◆ SHORT PROBLEM ◆
Output the entries word for word. Omit images.

--- Start of GIVEN ENTRIES ---

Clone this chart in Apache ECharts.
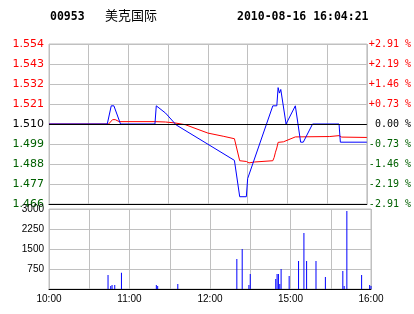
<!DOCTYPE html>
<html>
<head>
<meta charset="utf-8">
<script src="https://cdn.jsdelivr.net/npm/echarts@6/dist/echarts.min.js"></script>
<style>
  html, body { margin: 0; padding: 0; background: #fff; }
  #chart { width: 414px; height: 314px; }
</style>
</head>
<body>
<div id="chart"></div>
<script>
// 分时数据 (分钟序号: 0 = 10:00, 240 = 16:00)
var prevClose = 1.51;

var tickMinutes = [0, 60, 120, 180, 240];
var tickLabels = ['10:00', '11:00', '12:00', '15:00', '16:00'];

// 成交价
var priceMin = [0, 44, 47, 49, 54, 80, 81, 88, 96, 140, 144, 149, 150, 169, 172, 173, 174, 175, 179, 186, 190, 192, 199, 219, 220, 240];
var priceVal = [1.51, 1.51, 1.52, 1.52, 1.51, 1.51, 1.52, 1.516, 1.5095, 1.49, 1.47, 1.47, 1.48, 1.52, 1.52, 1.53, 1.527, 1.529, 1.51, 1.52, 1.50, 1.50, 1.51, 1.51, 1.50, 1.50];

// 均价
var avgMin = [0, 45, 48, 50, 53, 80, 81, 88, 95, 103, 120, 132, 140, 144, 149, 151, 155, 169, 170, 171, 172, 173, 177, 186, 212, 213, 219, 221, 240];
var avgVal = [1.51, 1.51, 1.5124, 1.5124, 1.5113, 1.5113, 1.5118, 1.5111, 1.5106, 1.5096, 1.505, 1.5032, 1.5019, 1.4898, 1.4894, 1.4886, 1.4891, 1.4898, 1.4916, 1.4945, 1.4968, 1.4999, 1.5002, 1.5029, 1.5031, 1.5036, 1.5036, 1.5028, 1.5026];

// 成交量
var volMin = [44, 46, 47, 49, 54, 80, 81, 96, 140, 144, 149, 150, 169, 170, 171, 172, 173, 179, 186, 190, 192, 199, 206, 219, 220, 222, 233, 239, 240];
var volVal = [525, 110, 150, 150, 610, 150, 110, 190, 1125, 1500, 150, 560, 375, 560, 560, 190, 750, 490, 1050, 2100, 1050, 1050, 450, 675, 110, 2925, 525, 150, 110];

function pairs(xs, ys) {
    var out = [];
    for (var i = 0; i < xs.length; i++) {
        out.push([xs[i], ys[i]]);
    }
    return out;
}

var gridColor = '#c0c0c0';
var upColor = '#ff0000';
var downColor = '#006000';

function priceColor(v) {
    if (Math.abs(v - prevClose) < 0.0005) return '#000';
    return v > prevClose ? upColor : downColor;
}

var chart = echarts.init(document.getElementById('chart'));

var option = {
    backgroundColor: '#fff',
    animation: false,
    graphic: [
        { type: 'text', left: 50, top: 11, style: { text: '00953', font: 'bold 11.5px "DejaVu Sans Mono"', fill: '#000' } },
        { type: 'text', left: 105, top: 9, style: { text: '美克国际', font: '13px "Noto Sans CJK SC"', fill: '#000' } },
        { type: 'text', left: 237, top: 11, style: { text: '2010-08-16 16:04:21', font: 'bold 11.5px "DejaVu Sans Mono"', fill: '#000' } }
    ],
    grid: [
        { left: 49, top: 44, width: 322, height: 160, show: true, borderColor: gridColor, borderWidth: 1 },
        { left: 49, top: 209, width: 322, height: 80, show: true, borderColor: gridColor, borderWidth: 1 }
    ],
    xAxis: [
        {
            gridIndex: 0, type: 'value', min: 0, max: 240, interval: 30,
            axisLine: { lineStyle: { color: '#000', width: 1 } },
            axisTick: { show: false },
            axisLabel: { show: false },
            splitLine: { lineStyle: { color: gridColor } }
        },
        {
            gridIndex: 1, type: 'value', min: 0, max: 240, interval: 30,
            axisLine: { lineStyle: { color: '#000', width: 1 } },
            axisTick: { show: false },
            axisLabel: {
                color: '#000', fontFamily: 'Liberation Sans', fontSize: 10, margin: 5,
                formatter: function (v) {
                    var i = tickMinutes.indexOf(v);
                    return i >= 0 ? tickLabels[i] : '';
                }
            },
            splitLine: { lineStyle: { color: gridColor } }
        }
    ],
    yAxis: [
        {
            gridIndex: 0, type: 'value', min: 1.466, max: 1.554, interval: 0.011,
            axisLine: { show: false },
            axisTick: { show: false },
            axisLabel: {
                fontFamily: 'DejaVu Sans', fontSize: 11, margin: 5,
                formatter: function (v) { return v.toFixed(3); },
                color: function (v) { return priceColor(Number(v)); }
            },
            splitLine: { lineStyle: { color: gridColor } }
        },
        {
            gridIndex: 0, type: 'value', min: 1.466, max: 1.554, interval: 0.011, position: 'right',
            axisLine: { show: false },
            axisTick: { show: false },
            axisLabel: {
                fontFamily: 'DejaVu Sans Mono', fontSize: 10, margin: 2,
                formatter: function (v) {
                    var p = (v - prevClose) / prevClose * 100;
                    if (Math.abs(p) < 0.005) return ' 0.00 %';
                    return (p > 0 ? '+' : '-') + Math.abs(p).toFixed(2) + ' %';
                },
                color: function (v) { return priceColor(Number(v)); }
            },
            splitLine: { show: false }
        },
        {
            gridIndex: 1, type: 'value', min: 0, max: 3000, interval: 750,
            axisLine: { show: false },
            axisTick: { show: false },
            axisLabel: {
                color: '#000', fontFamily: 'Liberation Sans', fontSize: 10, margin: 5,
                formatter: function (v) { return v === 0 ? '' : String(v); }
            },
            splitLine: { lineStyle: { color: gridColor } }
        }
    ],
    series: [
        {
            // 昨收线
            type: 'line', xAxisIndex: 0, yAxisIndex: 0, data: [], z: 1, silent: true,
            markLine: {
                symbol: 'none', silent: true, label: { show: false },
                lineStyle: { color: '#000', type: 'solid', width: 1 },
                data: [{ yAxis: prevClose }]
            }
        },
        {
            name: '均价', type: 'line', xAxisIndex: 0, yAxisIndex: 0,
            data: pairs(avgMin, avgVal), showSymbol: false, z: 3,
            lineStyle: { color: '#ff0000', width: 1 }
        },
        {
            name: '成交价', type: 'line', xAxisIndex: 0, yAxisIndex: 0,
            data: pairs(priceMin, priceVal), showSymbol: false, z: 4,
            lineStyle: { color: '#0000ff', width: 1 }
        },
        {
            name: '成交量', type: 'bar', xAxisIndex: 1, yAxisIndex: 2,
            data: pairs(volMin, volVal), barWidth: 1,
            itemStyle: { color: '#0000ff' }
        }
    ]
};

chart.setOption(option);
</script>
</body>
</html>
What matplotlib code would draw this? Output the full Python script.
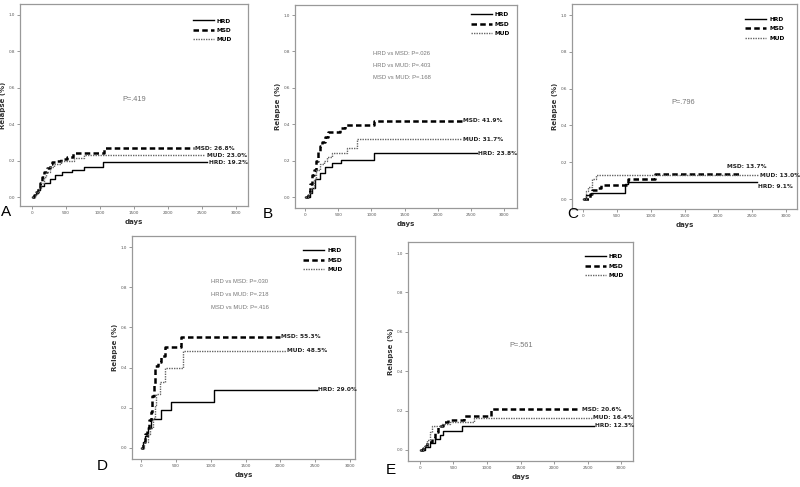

--- End of GIVEN ENTRIES ---

◆ OUTPUT OF THE TASK ◆
Clone this chart in Apache ECharts.
<!DOCTYPE html>
<html>
<head>
<meta charset="utf-8">
<script src="https://cdn.jsdelivr.net/npm/echarts@6/dist/echarts.min.js"></script>
<style>
  html, body { margin: 0; padding: 0; background: #fff; }
  #chart { width: 414px; height: 314px; }
</style>
</head>
<body>
<div id="chart"></div>
<script>
// 分时数据 (分钟序号: 0 = 10:00, 240 = 16:00)
var prevClose = 1.51;

var tickMinutes = [0, 60, 120, 180, 240];
var tickLabels = ['10:00', '11:00', '12:00', '15:00', '16:00'];

// 成交价
var priceMin = [0, 44, 47, 49, 54, 80, 81, 88, 96, 140, 144, 149, 150, 169, 172, 173, 174, 175, 179, 186, 190, 192, 199, 219, 220, 240];
var priceVal = [1.51, 1.51, 1.52, 1.52, 1.51, 1.51, 1.52, 1.516, 1.5095, 1.49, 1.47, 1.47, 1.48, 1.52, 1.52, 1.53, 1.527, 1.529, 1.51, 1.52, 1.50, 1.50, 1.51, 1.51, 1.50, 1.50];

// 均价
var avgMin = [0, 45, 48, 50, 53, 80, 81, 88, 95, 103, 120, 132, 140, 144, 149, 151, 155, 169, 170, 171, 172, 173, 177, 186, 212, 213, 219, 221, 240];
var avgVal = [1.51, 1.51, 1.5124, 1.5124, 1.5113, 1.5113, 1.5118, 1.5111, 1.5106, 1.5096, 1.505, 1.5032, 1.5019, 1.4898, 1.4894, 1.4886, 1.4891, 1.4898, 1.4916, 1.4945, 1.4968, 1.4999, 1.5002, 1.5029, 1.5031, 1.5036, 1.5036, 1.5028, 1.5026];

// 成交量
var volMin = [44, 46, 47, 49, 54, 80, 81, 96, 140, 144, 149, 150, 169, 170, 171, 172, 173, 179, 186, 190, 192, 199, 206, 219, 220, 222, 233, 239, 240];
var volVal = [525, 110, 150, 150, 610, 150, 110, 190, 1125, 1500, 150, 560, 375, 560, 560, 190, 750, 490, 1050, 2100, 1050, 1050, 450, 675, 110, 2925, 525, 150, 110];

function pairs(xs, ys) {
    var out = [];
    for (var i = 0; i < xs.length; i++) {
        out.push([xs[i], ys[i]]);
    }
    return out;
}

var gridColor = '#c0c0c0';
var upColor = '#ff0000';
var downColor = '#006000';

function priceColor(v) {
    if (Math.abs(v - prevClose) < 0.0005) return '#000';
    return v > prevClose ? upColor : downColor;
}

var chart = echarts.init(document.getElementById('chart'));

var option = {
    backgroundColor: '#fff',
    animation: false,
    graphic: [
        { type: 'text', left: 50, top: 11, style: { text: '00953', font: 'bold 11.5px "DejaVu Sans Mono"', fill: '#000' } },
        { type: 'text', left: 105, top: 9, style: { text: '美克国际', font: '13px "Noto Sans CJK SC"', fill: '#000' } },
        { type: 'text', left: 237, top: 11, style: { text: '2010-08-16 16:04:21', font: 'bold 11.5px "DejaVu Sans Mono"', fill: '#000' } }
    ],
    grid: [
        { left: 49, top: 44, width: 322, height: 160, show: true, borderColor: gridColor, borderWidth: 1 },
        { left: 49, top: 209, width: 322, height: 80, show: true, borderColor: gridColor, borderWidth: 1 }
    ],
    xAxis: [
        {
            gridIndex: 0, type: 'value', min: 0, max: 240, interval: 30,
            axisLine: { lineStyle: { color: '#000', width: 1 } },
            axisTick: { show: false },
            axisLabel: { show: false },
            splitLine: { lineStyle: { color: gridColor } }
        },
        {
            gridIndex: 1, type: 'value', min: 0, max: 240, interval: 30,
            axisLine: { lineStyle: { color: '#000', width: 1 } },
            axisTick: { show: false },
            axisLabel: {
                color: '#000', fontFamily: 'Liberation Sans', fontSize: 10, margin: 5,
                formatter: function (v) {
                    var i = tickMinutes.indexOf(v);
                    return i >= 0 ? tickLabels[i] : '';
                }
            },
            splitLine: { lineStyle: { color: gridColor } }
        }
    ],
    yAxis: [
        {
            gridIndex: 0, type: 'value', min: 1.466, max: 1.554, interval: 0.011,
            axisLine: { show: false },
            axisTick: { show: false },
            axisLabel: {
                fontFamily: 'DejaVu Sans', fontSize: 11, margin: 5,
                formatter: function (v) { return v.toFixed(3); },
                color: function (v) { return priceColor(Number(v)); }
            },
            splitLine: { lineStyle: { color: gridColor } }
        },
        {
            gridIndex: 0, type: 'value', min: 1.466, max: 1.554, interval: 0.011, position: 'right',
            axisLine: { show: false },
            axisTick: { show: false },
            axisLabel: {
                fontFamily: 'DejaVu Sans Mono', fontSize: 10, margin: 2,
                formatter: function (v) {
                    var p = (v - prevClose) / prevClose * 100;
                    if (Math.abs(p) < 0.005) return ' 0.00 %';
                    return (p > 0 ? '+' : '-') + Math.abs(p).toFixed(2) + ' %';
                },
                color: function (v) { return priceColor(Number(v)); }
            },
            splitLine: { show: false }
        },
        {
            gridIndex: 1, type: 'value', min: 0, max: 3000, interval: 750,
            axisLine: { show: false },
            axisTick: { show: false },
            axisLabel: {
                color: '#000', fontFamily: 'Liberation Sans', fontSize: 10, margin: 5,
                formatter: function (v) { return v === 0 ? '' : String(v); }
            },
            splitLine: { lineStyle: { color: gridColor } }
        }
    ],
    series: [
        {
            // 昨收线
            type: 'line', xAxisIndex: 0, yAxisIndex: 0, data: [], z: 1, silent: true,
            markLine: {
                symbol: 'none', silent: true, label: { show: false },
                lineStyle: { color: '#000', type: 'solid', width: 1 },
                data: [{ yAxis: prevClose }]
            }
        },
        {
            name: '均价', type: 'line', xAxisIndex: 0, yAxisIndex: 0,
            data: pairs(avgMin, avgVal), showSymbol: false, z: 3,
            lineStyle: { color: '#ff0000', width: 1 }
        },
        {
            name: '成交价', type: 'line', xAxisIndex: 0, yAxisIndex: 0,
            data: pairs(priceMin, priceVal), showSymbol: false, z: 4,
            lineStyle: { color: '#0000ff', width: 1 }
        },
        {
            name: '成交量', type: 'bar', xAxisIndex: 1, yAxisIndex: 2,
            data: pairs(volMin, volVal), barWidth: 1,
            itemStyle: { color: '#0000ff' }
        }
    ]
};

chart.setOption(option);
</script>
</body>
</html>
What matplotlib code would draw this? Output the full Python script.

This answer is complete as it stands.